This Act establishes an integrated, rights-protected, cross-border aerial law enforcement program with Canada and mandates a report on drone usage along the northern border.
Margaret "Maggie" Hassan
Senator
NH
This Act establishes an integrated, joint aerial law enforcement program between the U.S. and Canada to operate within 50 miles of the northern border. The program requires strict protection of U.S. civil rights and privacy, with participating officers from both nations receiving specialized training. Additionally, the bill mandates a comprehensive report on the current and potential use of unmanned aircraft systems (drones) along the border. This legislation is designed to be enacted without authorizing any new appropriations of funds.
This bill, the Cross Border Aerial Law Enforcement Operations Act, is all about formalizing joint air patrols with Canada along the northern border. Essentially, it allows the Secretary of Homeland Security to set up an "integrated cross border aerial law enforcement operations program" with Canadian agencies, modeled after existing maritime agreements. The goal is better coordination against cross-border threats, but the devil—as always—is in the details of how they plan to pull this off and who pays the bill.

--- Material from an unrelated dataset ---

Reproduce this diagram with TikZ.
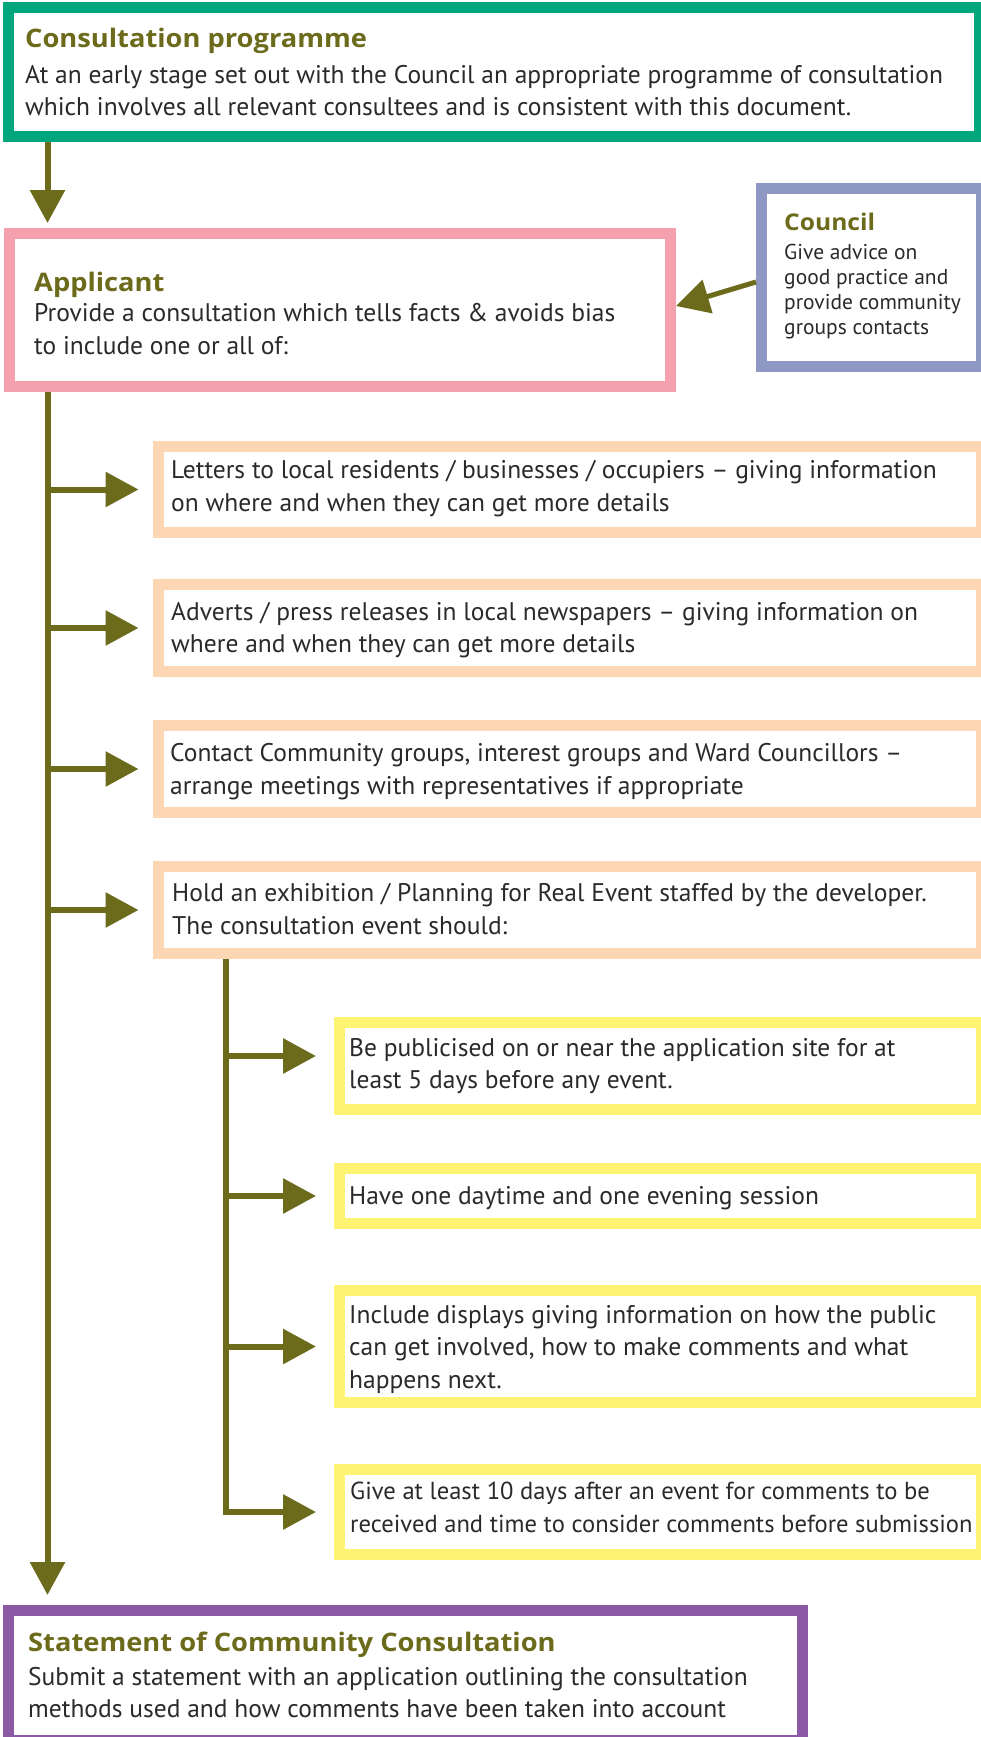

The new program sets up a specific operational zone: 50 miles on either side of the U.S.-Canada border. That’s a pretty big chunk of airspace where U.S. and Canadian law enforcement—including Customs and Border Protection and the Coast Guard—will be flying joint missions. The bill does carve out exceptions, allowing flights outside the 50-mile limit for things like landing at a base or during an emergency. For folks living near the border, this means a formal increase in law enforcement air traffic and surveillance. Crucially, the bill mandates that any agreement signed with Canada must include provisions protecting the civil rights, civil liberties, and privacy of U.S. citizens, and every officer must complete training on these rights before joining the program (SEC. 2).
Beyond setting up the joint air patrols, the Act requires the Secretary of Homeland Security to deliver a detailed report on the use of Unmanned Aircraft Systems (UAS, or drones) along the northern border within one year (SEC. 3). This isn't just a headcount of drones; the report must analyze how agencies are coordinating to stop unauthorized drones, identify legal roadblocks to dealing with them, and detail how "bad actors"—think smugglers or spies—are using them. Most importantly for the average person, the report must evaluate the potential risks to civil rights and privacy that come from DHS using drones and anti-drone technology near the border. This section acknowledges that increased high-tech surveillance comes with inherent privacy risks, which is a necessary check.
Here’s the part that often trips up new legislation: Section 4 explicitly states that the entire Act is to be carried out using funds already appropriated. In plain English, no additional funds are authorized. Setting up a complex, integrated international air patrol program, developing new training modules, and writing a comprehensive, detailed drone report—all of this must be absorbed by existing agency budgets. For the agencies involved, this means they have to stretch resources even thinner, which could potentially impact the quality of the mandatory civil rights training or the thoroughness of the drone report. When a new program is mandated but not funded, it often means something else gets quietly cut or under-resourced, which could affect the effectiveness of the program or the mandated protections for citizens.